» **Information shown**
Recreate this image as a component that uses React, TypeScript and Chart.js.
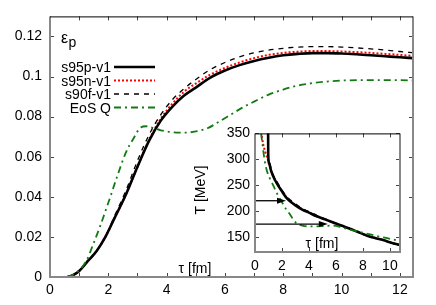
import React, { useEffect, useRef } from "react";
import { Chart, registerables } from "chart.js";
Chart.register(...registerables);

const FONT = '"Liberation Sans", Arial, sans-serif';

// ---------- main panel data ----------
const mainXLabels = [0, 2, 4, 6, 8, 10, 12];
const mainXTickMarks = [0, 1, 2, 3, 4, 5, 6, 7, 8, 9, 10, 11, 12];
const mainYLabels = [0, 0.02, 0.04, 0.06, 0.08, 0.1, 0.12];

const s95pTau = [0.6, 0.8, 1.0, 1.3, 1.6, 1.9, 2.2, 2.6, 3.0, 3.4, 3.8, 4.2, 4.6, 5.0, 5.5, 6.0, 6.5, 7.0, 7.5, 8.0, 8.5, 9.0, 9.5, 10.0, 10.5, 11.0, 11.5, 12.0, 12.45];
const s95pEps = [0, 0.001, 0.003, 0.008, 0.013, 0.020, 0.029, 0.041, 0.055, 0.068, 0.078, 0.085, 0.0905, 0.0945, 0.0995, 0.103, 0.1057, 0.1078, 0.1094, 0.1106, 0.1113, 0.1117, 0.1117, 0.1115, 0.1111, 0.1106, 0.1101, 0.1096, 0.1092];

const s95nTau = [0.6, 0.8, 1.0, 1.3, 1.6, 1.9, 2.2, 2.6, 3.0, 3.4, 3.8, 4.2, 4.6, 5.0, 5.5, 6.0, 6.5, 7.0, 7.5, 8.0, 8.5, 9.0, 9.5, 10.0, 10.5, 11.0, 11.5, 12.0, 12.45];
const s95nEps = [0, 0.001, 0.003, 0.008, 0.013, 0.020, 0.029, 0.041, 0.055, 0.0685, 0.079, 0.0865, 0.0925, 0.0965, 0.101, 0.1043, 0.107, 0.1092, 0.1108, 0.1118, 0.1124, 0.1127, 0.1127, 0.1125, 0.1122, 0.1118, 0.1113, 0.1108, 0.1103];

const s90fTau = [0.6, 0.8, 1.0, 1.3, 1.6, 1.9, 2.2, 2.6, 3.0, 3.4, 3.8, 4.2, 4.6, 5.0, 5.5, 6.0, 6.5, 7.0, 7.5, 8.0, 8.5, 9.0, 9.5, 10.0, 10.5, 11.0, 11.5, 12.0, 12.45];
const s90fEps = [0, 0.001, 0.003, 0.008, 0.013, 0.020, 0.030, 0.043, 0.058, 0.071, 0.081, 0.0885, 0.094, 0.0985, 0.1035, 0.107, 0.1098, 0.1118, 0.1132, 0.1141, 0.1147, 0.1149, 0.1149, 0.1147, 0.1143, 0.1138, 0.1132, 0.1125, 0.1119];

const eosQTau = [0.6, 0.9, 1.26, 1.5, 1.71, 2.0, 2.3, 2.6, 2.86, 3.1, 3.3, 3.5, 3.8, 4.2, 4.6, 5.0, 5.4, 5.8, 6.2, 6.6, 7.0, 7.5, 8.0, 8.5, 9.0, 9.5, 10.0, 11.0, 12.0, 12.45];
const eosQEps = [0, 0.002, 0.0085, 0.017, 0.025, 0.037, 0.050, 0.062, 0.069, 0.0745, 0.0752, 0.0745, 0.0732, 0.0722, 0.072, 0.0726, 0.0742, 0.0775, 0.081, 0.0845, 0.0875, 0.091, 0.0935, 0.0955, 0.0967, 0.0975, 0.098, 0.0982, 0.0982, 0.098];

// ---------- inset data ----------
const insetXLabels = [0, 2, 4, 6, 8, 10];
const insetYLabels = [150, 200, 250, 300, 350];

const inS95pTau = [0.97, 0.98, 1.05, 1.2, 1.5, 2.0, 2.35, 3.0, 3.5, 4.0, 4.57, 5.2, 5.8, 6.4, 7.04, 7.6, 8.27, 8.9, 9.5, 10.1, 10.75];
const inS95pT = [370, 310, 292, 277, 259, 238, 225, 211, 203, 197, 190, 184, 178, 172, 166, 160, 153, 148, 144, 139, 134.5];

const inS95nTau = [0.5, 0.6, 0.75, 0.9, 1.05, 1.2, 1.5, 2.0, 2.35, 3.0, 3.5, 4.0, 4.57, 5.2, 5.8, 6.4, 7.04, 7.6, 8.27, 8.9, 9.5, 10.1, 10.75];
const inS95nT = [345, 330, 315, 303, 292, 278, 260, 239, 226, 212, 204, 197.5, 190.5, 184, 178, 172, 166, 160, 153, 148, 144, 139, 134.5];

const inS90fTau = [0.97, 0.98, 1.05, 1.3, 1.6, 2.0, 2.35, 3.0, 3.5, 4.0, 4.57, 5.2, 5.8, 6.4, 7.04, 7.6, 8.27, 8.9, 9.5, 10.1, 10.75];
const inS90fT = [370, 312, 295, 273, 258, 241, 228, 214, 205, 199, 192, 185, 178.5, 172, 166, 160, 153, 148, 144, 139, 134.5];

const inEosQTau = [0.45, 0.55, 0.7, 0.86, 1.1, 1.36, 1.65, 1.98, 2.3, 2.6, 2.85, 3.1, 3.5, 4.07, 5.0, 5.8, 6.5, 7.2, 8.27, 9.0, 10.0, 10.75];
const inEosQT = [350, 330, 300, 280, 263, 249, 233, 218, 204, 193.5, 183, 176, 172, 170.5, 171, 172, 168, 163, 156.5, 152, 146.5, 142];

// arrows in inset: temperature and end tau
const arrowT = [220, 175];
const arrowEndTau = [2.3, 5.4];

const zip = (xs: number[], ys: number[]) => xs.map((x, i) => ({ x, y: ys[i] }));

const GREEN = "#127a12";

type Series = { label: string; color: string; width: number; dash: number[] };
const legendItems: Series[] = [
  { label: "s95p-v1", color: "#000000", width: 2.6, dash: [] },
  { label: "s95n-v1", color: "#ff0000", width: 2, dash: [2, 2] },
  { label: "s90f-v1", color: "#000000", width: 1.3, dash: [5, 5] },
  { label: "EoS Q", color: GREEN, width: 1.8, dash: [7, 4, 2, 4] },
];

function ds(s: Series, data: { x: number; y: number }[]) {
  return {
    label: s.label,
    data,
    borderColor: s.color,
    borderWidth: s.width,
    borderDash: s.dash,
    pointRadius: 0,
    fill: false,
    cubicInterpolationMode: "monotone" as const,
  };
}

function drawFrame(chart: any, xt: number[], yt: number[], tl: number) {
  const { ctx, chartArea: a, scales } = chart;
  ctx.save();
  ctx.strokeStyle = "#444";
  ctx.lineWidth = 1;
  ctx.beginPath();
  for (const v of xt) {
    const px = Math.round(scales.x.getPixelForValue(v)) + 0.5;
    ctx.moveTo(px, a.bottom);
    ctx.lineTo(px, a.bottom - tl);
    ctx.moveTo(px, a.top);
    ctx.lineTo(px, a.top + tl);
  }
  for (const v of yt) {
    const py = Math.round(scales.y.getPixelForValue(v)) + 0.5;
    ctx.moveTo(a.left, py);
    ctx.lineTo(a.left + tl, py);
    ctx.moveTo(a.right, py);
    ctx.lineTo(a.right - tl, py);
  }
  ctx.stroke();
  ctx.strokeStyle = "#888";
  ctx.lineWidth = 2;
  ctx.beginPath();
  ctx.moveTo(a.left, a.top);
  ctx.lineTo(a.left, a.bottom);
  ctx.lineTo(a.right, a.bottom);
  ctx.lineTo(a.right, a.top);
  ctx.stroke();
  ctx.strokeStyle = "#000";
  ctx.lineWidth = 1;
  ctx.beginPath();
  ctx.moveTo(a.left, a.top + 0.5);
  ctx.lineTo(a.right, a.top + 0.5);
  ctx.stroke();
  ctx.restore();
}

const mainPlugin = {
  id: "mainDecor",
  afterDraw(chart: any) {
    drawFrame(chart, mainXTickMarks, mainYLabels, 4);
    const ctx = chart.ctx;
    ctx.save();
    ctx.fillStyle = "#000";
    // epsilon_p label
    ctx.font = `16px ${FONT}`;
    ctx.textAlign = "left";
    ctx.textBaseline = "alphabetic";
    ctx.fillText("ε", 61, 43);
    ctx.font = `14px ${FONT}`;
    ctx.fillText("p", 68.5, 47);
    // legend
    legendItems.forEach((s, i) => {
      const y = 67 + i * 13.5;
      ctx.font = `14px ${FONT}`;
      ctx.textAlign = "right";
      ctx.fillStyle = "#000";
      ctx.fillText(s.label, 111, y + 5);
      ctx.strokeStyle = s.color;
      ctx.lineWidth = s.width;
      ctx.setLineDash(s.dash);
      ctx.beginPath();
      ctx.moveTo(114, y);
      ctx.lineTo(155, y);
      ctx.stroke();
      ctx.setLineDash([]);
    });
    // x title inside plot
    ctx.font = `14px ${FONT}`;
    ctx.textAlign = "center";
    ctx.fillStyle = "#000";
    ctx.fillText("τ [fm]", 195, 273);
    ctx.restore();
  },
};

const insetPlugin = {
  id: "insetDecor",
  beforeDraw(chart: any) {
    const { ctx, chartArea: a } = chart;
    ctx.save();
    ctx.fillStyle = "#fff";
    ctx.fillRect(a.left, a.top, a.right - a.left, a.bottom - a.top);
    ctx.restore();
  },
  afterDatasetsDraw(chart: any) {
    const { ctx, scales } = chart;
    ctx.save();
    ctx.strokeStyle = "#000";
    ctx.fillStyle = "#000";
    ctx.lineWidth = 1.3;
    arrowT.forEach((t, i) => {
      const y = scales.y.getPixelForValue(t);
      const x0 = scales.x.getPixelForValue(0);
      const x1 = scales.x.getPixelForValue(arrowEndTau[i]);
      ctx.beginPath();
      ctx.moveTo(x0, y);
      ctx.lineTo(x1 - 6, y);
      ctx.stroke();
      ctx.beginPath();
      ctx.moveTo(x1, y);
      ctx.lineTo(x1 - 9, y - 3);
      ctx.lineTo(x1 - 9, y + 3);
      ctx.closePath();
      ctx.fill();
    });
    ctx.restore();
  },
  afterDraw(chart: any) {
    drawFrame(chart, insetXLabels, insetYLabels, 4);
    const ctx = chart.ctx;
    ctx.save();
    ctx.fillStyle = "#000";
    ctx.font = `14px ${FONT}`;
    ctx.textAlign = "center";
    ctx.textBaseline = "alphabetic";
    ctx.fillText("τ [fm]", 322 - 193, 248 - 120);
    ctx.translate(201 - 193, 190 - 120);
    ctx.rotate(-Math.PI / 2);
    ctx.textBaseline = "middle";
    ctx.fillText("T [MeV]", 0, 0);
    ctx.restore();
  },
};

function tickFmt(v: any) {
  return String(+Number(v).toFixed(3));
}

export default function App() {
  const mainRef = useRef<HTMLCanvasElement>(null);
  const insetRef = useRef<HTMLCanvasElement>(null);

  useEffect(() => {
    const tickFont = { family: FONT, size: 14 };
    const main = new Chart(mainRef.current!, {
      type: "line",
      data: {
        datasets: [
          ds(legendItems[3], zip(eosQTau, eosQEps)),
          ds(legendItems[2], zip(s90fTau, s90fEps)),
          ds(legendItems[0], zip(s95pTau, s95pEps)),
          ds(legendItems[1], zip(s95nTau, s95nEps)),
        ],
      },
      options: {
        animation: false,
        responsive: false,
        devicePixelRatio: 1,
        layout: { padding: { top: 16, right: 23, left: 0, bottom: 0 } },
        plugins: { legend: { display: false }, tooltip: { enabled: false } },
        scales: {
          x: {
            type: "linear",
            min: 0,
            max: 12.45,
            grid: { display: false, drawTicks: false },
            border: { display: false },
            ticks: { font: tickFont, color: "#000", padding: 5, maxRotation: 0, callback: tickFmt },
            afterBuildTicks: (s: any) => { s.ticks = mainXLabels.map((v) => ({ value: v })); },
            afterFit: (s: any) => { s.height = 28; },
          },
          y: {
            type: "linear",
            min: 0,
            max: 0.13,
            grid: { display: false, drawTicks: false },
            border: { display: false },
            ticks: { font: tickFont, color: "#000", padding: 8, callback: tickFmt },
            afterBuildTicks: (s: any) => { s.ticks = mainYLabels.map((v) => ({ value: v })); },
            afterFit: (s: any) => { s.width = 50; },
          },
        },
      },
      plugins: [mainPlugin],
    } as any);

    const inset = new Chart(insetRef.current!, {
      type: "line",
      data: {
        datasets: [
          ds(legendItems[3], zip(inEosQTau, inEosQT)),
          ds(legendItems[2], zip(inS90fTau, inS90fT)),
          ds(legendItems[0], zip(inS95pTau, inS95pT)),
          ds(legendItems[1], zip(inS95nTau, inS95nT)),
        ],
      },
      options: {
        animation: false,
        responsive: false,
        devicePixelRatio: 1,
        layout: { padding: { top: 9, right: 8, left: 0, bottom: 0 } },
        plugins: { legend: { display: false }, tooltip: { enabled: false } },
        scales: {
          x: {
            type: "linear",
            min: 0,
            max: 10.75,
            grid: { display: false, drawTicks: false },
            border: { display: false },
            ticks: { font: tickFont, color: "#000", padding: 6, maxRotation: 0, callback: tickFmt },
            afterBuildTicks: (s: any) => { s.ticks = insetXLabels.map((v) => ({ value: v })); },
            afterFit: (s: any) => { s.height = 26; },
          },
          y: {
            type: "linear",
            min: 121,
            max: 350,
            grid: { display: false, drawTicks: false },
            border: { display: false },
            ticks: { font: tickFont, color: "#000", padding: 5, callback: tickFmt },
            afterBuildTicks: (s: any) => { s.ticks = insetYLabels.map((v) => ({ value: v })); },
            afterFit: (s: any) => { s.width = 62; },
          },
        },
      },
      plugins: [insetPlugin],
    } as any);

    return () => {
      main.destroy();
      inset.destroy();
    };
  }, []);

  return (
    <div style={{ position: "fixed", left: 0, top: 0, width: 436, height: 305, background: "#fff" }}>
      <canvas ref={mainRef} width={436} height={305} style={{ position: "absolute", left: 0, top: 0, width: 436, height: 305 }} />
      <canvas ref={insetRef} width={215} height={158} style={{ position: "absolute", left: 193, top: 120, width: 215, height: 158 }} />
    </div>
  );
}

» **Do this**
State the count of lines that contain the string "React". Nothing else is needed.

» **Response to this exercise**
2